U.S. says local man sent cash to Iraq
March 9, 2007
Chicago Tribune Link
By Matthew Walberg and Jeff Coen
Palos Heights resident in Islamic charity case
A Palos Heights man appeared Thursday in federal court in Chicago after he and four other men were indicted on charges of financial crimes involving an Islamic charity they once operated.
Abdel Azim El-Siddiq, 50, of the 12200 block of South 69th Avenue, appeared before Magistrate Judge Nan Nolan facing three counts of money laundering, one count of forfeiture and one count of conspiracy to commit money laundering for the Islamic American Relief Agency--the IARA.
Charged along with El-Siddiq are Mubarak Hamed, 50, of Columbia, Mo., IARA's former executive director and a naturalized U.S. citizen from Sudan; Ali Mohamed Bagegni, 53, of Iowa City, Iowa, a naturalized U.S. citizen from Libya and former member of the agency's board of directors; Ahmad Mustafa, 54, of Columbia, Mo., an Iraqi citizen and former fundraiser for IARA; and Khalid Al-Sudanee, 55, a Jordanian who served as regional director for the agency's office in Jordan.
All were arrested Wednesday except Al-Sudanee, who was being sought in Jordan, said Don Ledford, spokesman for the U.S. Attorney's Office for the Western District of Missouri, which will prosecute the case.
IARA was an offshoot of an agency by the same name based in Khartoum, Sudan, officials said. The U.S. agency, formed in 1985, was shuttered in October 2004 after the Treasury Department deemed it a global terrorist organization.
Prosecutors allege that from March 1991 to May 2003 the defendants, through the IARA, funneled more that $1.4 million in charitable contributions to Iraq, in violation of U.S. economic sanctions against the country. The indictment does not detail how the funds were spent.
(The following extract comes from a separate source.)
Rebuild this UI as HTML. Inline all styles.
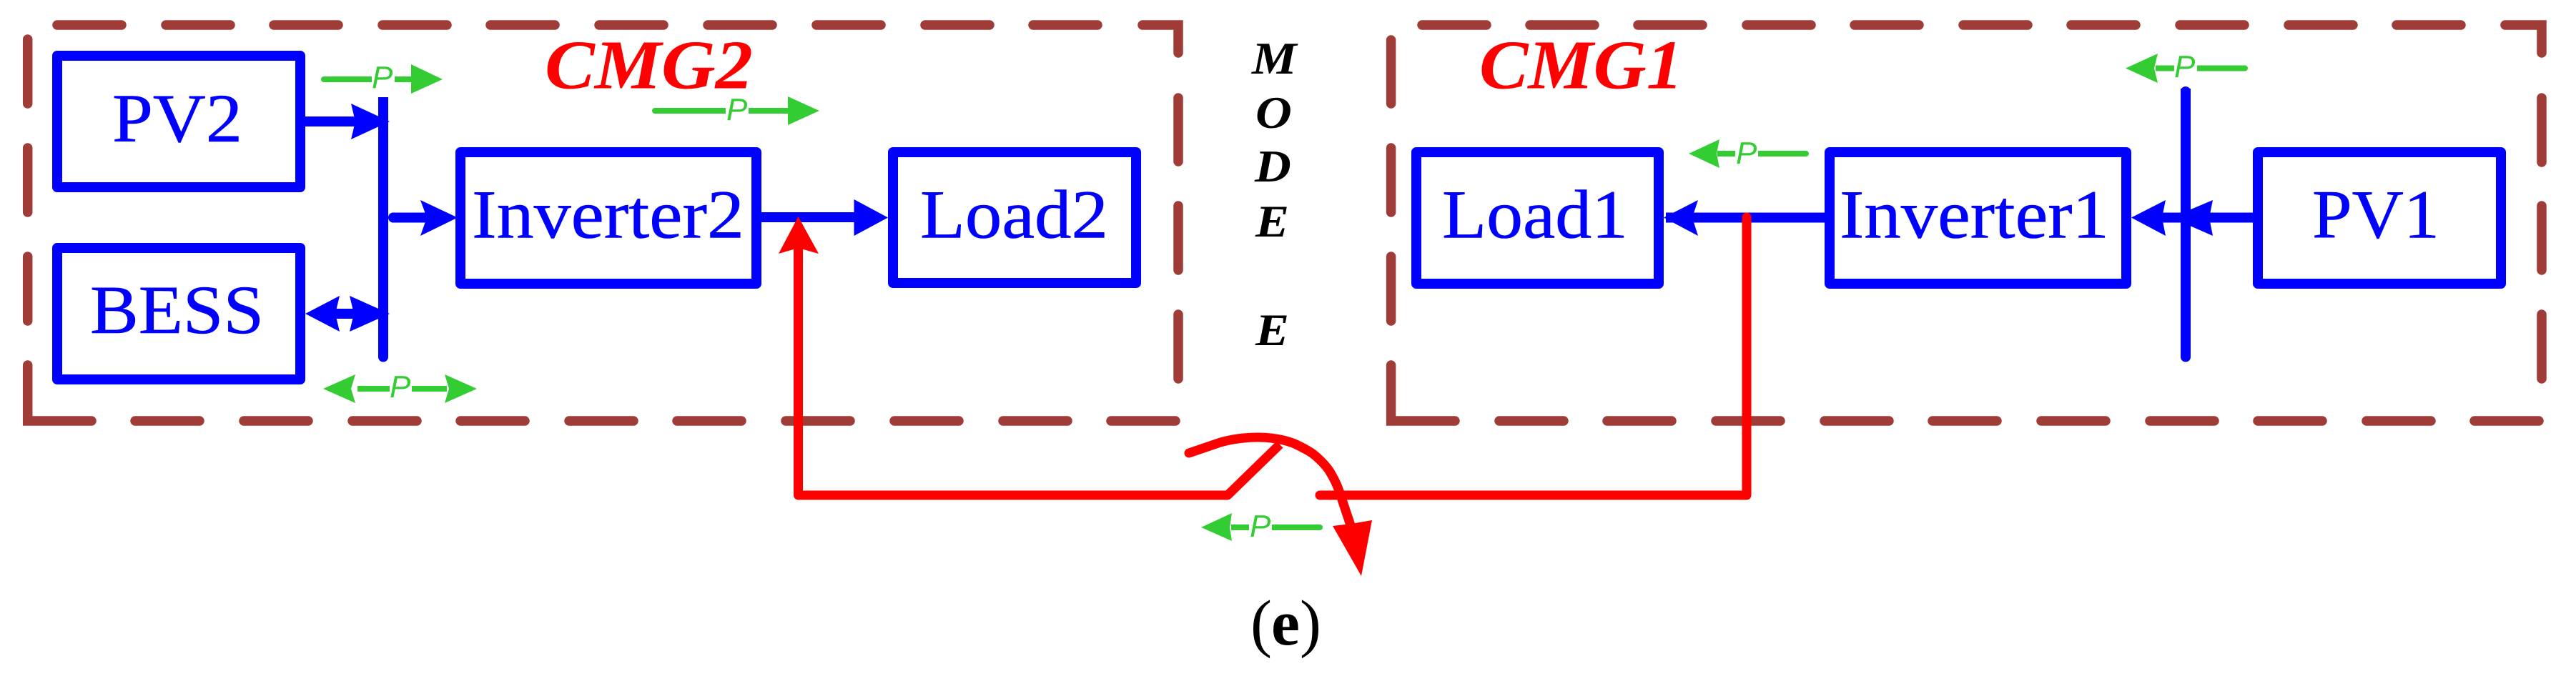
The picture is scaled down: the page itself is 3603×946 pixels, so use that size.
<!DOCTYPE html>
<html>
<head>
<meta charset="utf-8">
<style>
html,body{margin:0;padding:0;background:#fff;}
svg{display:block;}
text{font-family:"Liberation Serif",serif;}
.g{font-family:"Liberation Sans",sans-serif;font-style:italic;font-size:44px;fill:#33cc33;}
.b{font-size:96px;fill:#0000ff;stroke:#0000ff;stroke-width:.6px;}
.r{font-size:98px;fill:#ff0000;font-weight:bold;font-style:italic;}
.k{font-size:64px;fill:#000;font-weight:bold;font-style:italic;}
</style>
</head>
<body>
<svg width="3603" height="946" viewBox="0 0 3603 946" xmlns="http://www.w3.org/2000/svg">
<rect width="3603" height="946" fill="#fff"/>

<!-- dashed frames -->
<path fill="none" stroke="#a03c37" stroke-width="13.5" stroke-linecap="round" stroke-linejoin="miter" d="
M80 35h90M232 35h90M383 35h90M535 35h90M686 35h90M838 35h90M990 35h90M1142 35h90M1294 35h90M1445 35h90M1598 35H1648V74
M38.7 55V145M38.7 207V297M38.7 359V449M38.7 511V589H128
M189 589h90M341 589h90M493 589h90M644 589h90M796 589h90M947 589h90M1099 589h90M1251 589h90M1403 589h90M1554 589h90
M1648 137V226M1648 288V378M1648 440V530
M1989 35h90M2140 35h90M2291 35h90M2443 35h90M2594 35h90M2746 35h90M2897 35h90M3049 35h90M3201 35h90M3352 35h90M3504 35H3555V74
M1945.6 56V145M1945.6 207V297M1945.6 359V449M1945.6 511V589H2035
M2097 589h90M2248 589h90M2400 589h90M2552 589h90M2703 589h90M2855 589h90M3007 589h90M3158 589h90M3310 589h90M3461 589h90
M3555 137V227M3555 288V378M3555 440V530"/>

<!-- boxes -->
<g fill="none" stroke="#0000ff" stroke-width="14" stroke-linejoin="round">
<rect x="80" y="78" width="340" height="184"/>
<rect x="80" y="347" width="340" height="184"/>
<rect x="644" y="213" width="414" height="184"/>
<rect x="1249" y="213" width="340" height="183"/>
<rect x="1981" y="213" width="339" height="184"/>
<rect x="2559" y="213" width="415" height="184"/>
<rect x="3158" y="213" width="340" height="184"/>
</g>

<!-- blue bus and connector lines -->
<g stroke="#0000ff" fill="none">
<path stroke-width="14" d="M536 136V499M3057 124V499"/>
<path stroke-width="14" stroke-linecap="round" d="M536 499V499.5M3057 499V499.5M3057 128V128.5"/>
<path stroke-width="14" d="M426 170H500M548 304.5H600M440 439H530M1065 304H1200M2330 304.5H2552M3020 304.5H3151"/>
<path stroke-width="14" stroke-linecap="round" d="M550 304.5H560"/>
</g>
<g fill="#0000ff">
<polygon points="545,170 491,145 497,170 491,195"/>
<polygon points="640,304.5 588,280 597,304.5 588,330"/>
<polygon points="427,439 475,414 469,439 475,464"/>
<polygon points="545,439 489,414 495,439 489,464"/>
<polygon points="1242,304.5 1194.5,279 1194.5,330"/>
<polygon points="2327,304.5 2375,280 2367,304.5 2375,330"/>
<polygon points="2981,304.5 3029,280 3024,304.5 3029,330"/>
<polygon points="3037,304.5 3095,280 3090,304.5 3095,330"/>
</g>

<!-- red connector -->
<g fill="none" stroke="#ff0000" stroke-linejoin="round">
<path stroke-width="13" stroke-linecap="round" d="M2443 304V693H1846"/>
<path stroke-width="13" d="M1116.5 345V693H1717L1790 622"/>
<path stroke-width="13" stroke-linecap="round" d="M1663 634L1707 619C1725 614 1745 612 1760 612C1780 612 1800 616 1813 622C1825 628 1833 632 1840 638C1848 645 1855 652 1860 660C1866 670 1870 678 1873 687L1890 738"/>
</g>
<g fill="#ff0000">
<polygon points="1116.5,303 1089,355 1116.5,347 1145,355"/>
<polygon points="1864,736 1890,733 1919,728 1904,806"/>
</g>

<!-- green power arrows -->
<g fill="#33cc33">
<path stroke="#33cc33" stroke-width="8" stroke-linecap="butt" fill="none" d="M455 111H520M552 111H580M918 155H1015M1047 155H1105M500 544H545M576 544H625M1722 738H1747M1779 738H1844M3015 95.5H3041M3073 95.5H3138M2402 215H2427M2459 215H2524"/>
<path stroke="#33cc33" stroke-width="8" stroke-linecap="round" fill="none" d="M453 111H455M916 155H918M1844 738H1846M3138 95.5H3140M2524 215H2526"/>
<polygon points="619,111 575,90 575,131"/>
<polygon points="1146,155 1102,135 1102,175"/>
<polygon points="452,544 497,524 491,544 497,564"/>
<polygon points="667,544 622,524 628,544 622,564"/>
<polygon points="1680,738 1723,718 1720,738 1723,757"/>
<polygon points="2973,95.5 3018,75 3013,95.5 3018,116"/>
<polygon points="2362,215 2405,195 2401,215 2405,235"/>
</g>
<text class="g" x="520" y="123">P</text>
<text class="g" x="1016" y="168">P</text>
<text class="g" x="545" y="556">P</text>
<text class="g" x="1748" y="751">P</text>
<text class="g" x="3041" y="108">P</text>
<text class="g" x="2428" y="229">P</text>

<!-- box labels -->
<text class="b" x="157" y="198" textLength="182" lengthAdjust="spacingAndGlyphs">PV2</text>
<text class="b" x="126" y="466" textLength="243" lengthAdjust="spacingAndGlyphs">BESS</text>
<text class="b" x="660" y="332.5" textLength="381" lengthAdjust="spacingAndGlyphs">Inverter2</text>
<text class="b" x="1287" y="332.5" textLength="263" lengthAdjust="spacingAndGlyphs">Load2</text>
<text class="b" x="2017" y="332.5" textLength="260" lengthAdjust="spacingAndGlyphs">Load1</text>
<text class="b" x="2573" y="332.5" textLength="377" lengthAdjust="spacingAndGlyphs">Inverter1</text>
<text class="b" x="3234" y="332.5" textLength="178" lengthAdjust="spacingAndGlyphs">PV1</text>

<text class="r" x="762" y="123.5" textLength="291" lengthAdjust="spacingAndGlyphs">CMG2</text>
<text class="r" x="2069" y="123.5" textLength="285" lengthAdjust="spacingAndGlyphs">CMG1</text>

<text class="k" x="1751" y="103" textLength="62.6" lengthAdjust="spacingAndGlyphs">M</text>
<text class="k" x="1756" y="179" textLength="50.8" lengthAdjust="spacingAndGlyphs">O</text>
<text class="k" x="1755" y="254" textLength="50.8" lengthAdjust="spacingAndGlyphs">D</text>
<text class="k" x="1756" y="331" textLength="47" lengthAdjust="spacingAndGlyphs">E</text>
<text class="k" x="1756" y="483" textLength="47" lengthAdjust="spacingAndGlyphs">E</text>

<text x="1749" y="902" font-size="90" fill="#000">(</text>
<text x="1778" y="902" font-size="90" font-weight="bold" fill="#000">e</text>
<text x="1818" y="902" font-size="90" fill="#000">)</text>
</svg>
</body>
</html>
Ahmed Rehab, executive director of the Council for American-Islamic Relations in Chicago, said Thursday: "Since 9/11, we have witnessed a McCarthyesque witch hunt against Muslims in this country generally, and Islamic charities specifically. In this case, no accusations of supporting terrorism have even been made.
"With hundreds of thousands of lives and billions of taxpayer dollars lost on a misguided war in Iraq, the timing and positioning of this superfluous campaign raises plenty of questions. If prosecuting charity-givers is our government's idea of homeland security, time and again, then we are all in trouble."
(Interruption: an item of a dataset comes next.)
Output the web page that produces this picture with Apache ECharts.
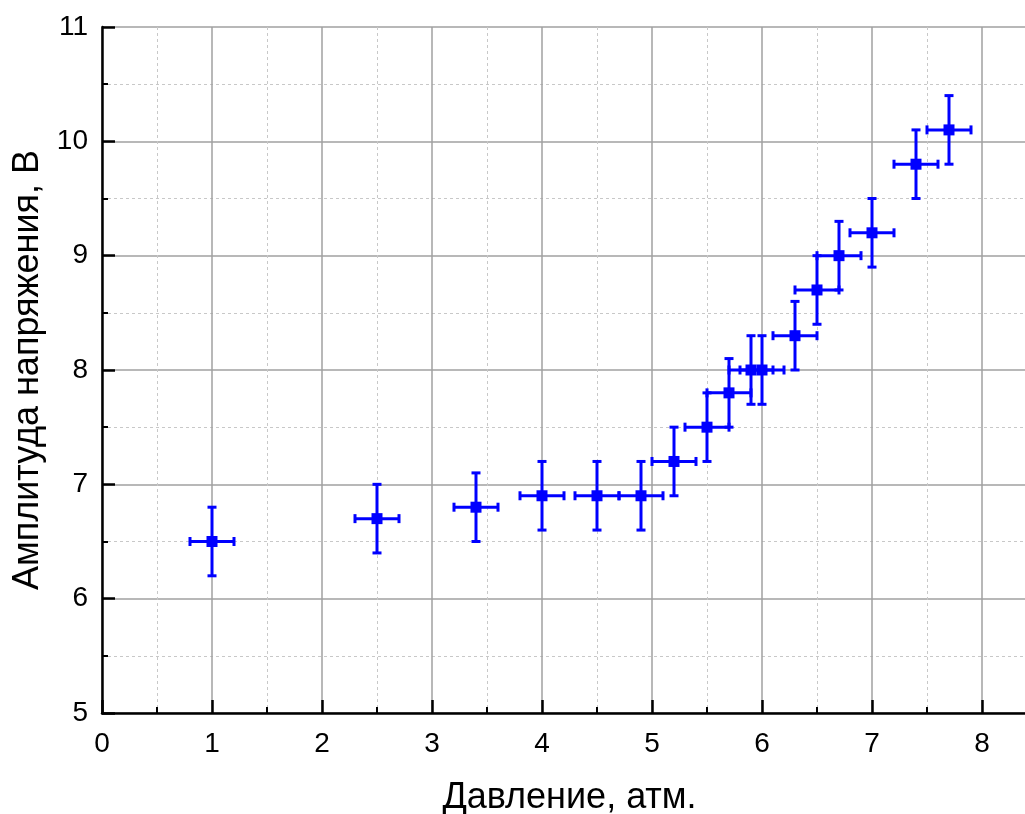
<!DOCTYPE html>
<html>
<head>
<meta charset="utf-8">
<script src="https://cdn.jsdelivr.net/npm/echarts@6/dist/echarts.min.js"></script>
<style>
  html, body { margin: 0; padding: 0; background: #fff; }
  #chart { width: 1025px; height: 814px; }
</style>
</head>
<body>
<div id="chart"></div>
<script>
// Pressure (atm) and voltage amplitude (V) with their uncertainties
const pressure  = [1.0, 2.5, 3.4, 4.0, 4.5, 4.9, 5.2, 5.5, 5.7, 5.9, 6.0, 6.3, 6.5, 6.7, 7.0, 7.4, 7.7];
const amplitude = [6.5, 6.7, 6.8, 6.9, 6.9, 6.9, 7.2, 7.5, 7.8, 8.0, 8.0, 8.3, 8.7, 9.0, 9.2, 9.8, 10.1];
const pressureErr  = [0.2, 0.2, 0.2, 0.2, 0.2, 0.2, 0.2, 0.2, 0.2, 0.2, 0.2, 0.2, 0.2, 0.2, 0.2, 0.2, 0.2];
const amplitudeErr = [0.3, 0.3, 0.3, 0.3, 0.3, 0.3, 0.3, 0.3, 0.3, 0.3, 0.3, 0.3, 0.3, 0.3, 0.3, 0.3, 0.3];

const xTitle = 'Давление, атм.';
const yTitle = 'Амплитуда напряжения, В';

const BLUE = '#0000ff';
const FONT = '"Liberation Sans", Arial, sans-serif';

const points = pressure.map((p, i) => [p, amplitude[i]]);
const errRows = pressure.map((p, i) => [p, amplitude[i], pressureErr[i], amplitudeErr[i]]);

// Cross-shaped error bars with end caps
function renderErrorBars(params, api) {
  const x = api.value(0), y = api.value(1);
  const dx = api.value(2), dy = api.value(3);
  const c = api.coord([x, y]);
  const l = api.coord([x - dx, y]);
  const r = api.coord([x + dx, y]);
  const t = api.coord([x, y + dy]);
  const b = api.coord([x, y - dy]);
  const cap = 4.5;
  const style = { stroke: BLUE, lineWidth: 3, fill: null };
  const line = (x1, y1, x2, y2) => ({ type: 'line', shape: { x1, y1, x2, y2 }, style });
  return {
    type: 'group',
    children: [
      line(l[0], c[1], r[0], c[1]),
      line(c[0], t[1], c[0], b[1]),
      line(l[0], c[1] - cap, l[0], c[1] + cap),
      line(r[0], c[1] - cap, r[0], c[1] + cap),
      line(c[0] - cap, t[1], c[0] + cap, t[1]),
      line(c[0] - cap, b[1], c[0] + cap, b[1])
    ]
  };
}

const axisCommon = {
  type: 'value',
  interval: 1,
  axisLine: { show: true, onZero: false, lineStyle: { color: '#000', width: 2.5 } },
  axisTick: { show: true, inside: true, length: 13, lineStyle: { color: '#000', width: 2.5 } },
  minorTick: { show: true, splitNumber: 2, length: 6, lineStyle: { color: '#000', width: 2 } },
  splitLine: { show: true, lineStyle: { color: '#a0a0a0', width: 1.5 } },
  minorSplitLine: { show: true, lineStyle: { color: '#c8c8c8', width: 1, type: [3, 3] } },
  axisLabel: { color: '#000', fontSize: 28, fontFamily: FONT, showMaxLabel: false },
  nameLocation: 'middle',
  nameTextStyle: { color: '#000', fontSize: 36, fontFamily: FONT }
};

const chart = echarts.init(document.getElementById('chart'), null, { renderer: 'canvas' });
chart.setOption({
  animation: false,
  backgroundColor: '#fff',
  grid: {
    left: 102, top: 27, width: 935, height: 686,
    containLabel: false, outerBoundsMode: 'none'
  },
  xAxis: Object.assign({}, axisCommon, {
    min: 0, max: 8.5,
    name: xTitle, nameGap: 67,
    axisLabel: Object.assign({}, axisCommon.axisLabel, { margin: 17 })
  }),
  yAxis: Object.assign({}, axisCommon, {
    min: 5, max: 11,
    name: yTitle, nameGap: 54,
    axisLabel: Object.assign({}, axisCommon.axisLabel, { margin: 14, showMaxLabel: true })
  }),
  series: [
    {
      type: 'custom',
      renderItem: renderErrorBars,
      data: errRows,
      encode: { x: 0, y: 1 },
      clip: false,
      z: 2
    },
    {
      type: 'scatter',
      data: points,
      symbol: 'rect',
      symbolSize: 11,
      itemStyle: { color: BLUE, opacity: 1 },
      z: 3
    }
  ]
});
</script>
</body>
</html>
The indictment also accused the defendants of bilking the U.S. Agency for International Development--USAID--out of nearly $85,000 that was to be spent on humanitarian projects in Mali, Africa. Instead, they allegedly laundered approximately $50,000 in USAID funds to lobby the federal government to remove the agency from a list of organizations suspected of terrorist involvement. A number of defendants also face charges of obstructing or impeding the Internal Revenue Service.
In addition, the indictment alleges the IARA lied when it denied ever employing the now-deceased agent for al-Qaeda, Ziyad Khaleel, who helped procure satellite phones that Osama bin Laden used to direct the terrorist attacks against U.S. embassies in East Africa.
In court Thursday, Assistant U.S. Atty. Joe Alesia said El-Siddiq faces up to 20 years in prison if convicted and a fine of $500,000.
Prosecutors told Nolan they believe El-Siddiq poses a flight risk, and a detention hearing was scheduled for 2:30 p.m. Monday. He was being held in federal custody pending the hearing.
At El-Siddiq's home Thursday afternoon, a teenage girl who identified herself as his daughter declined to comment on the charges.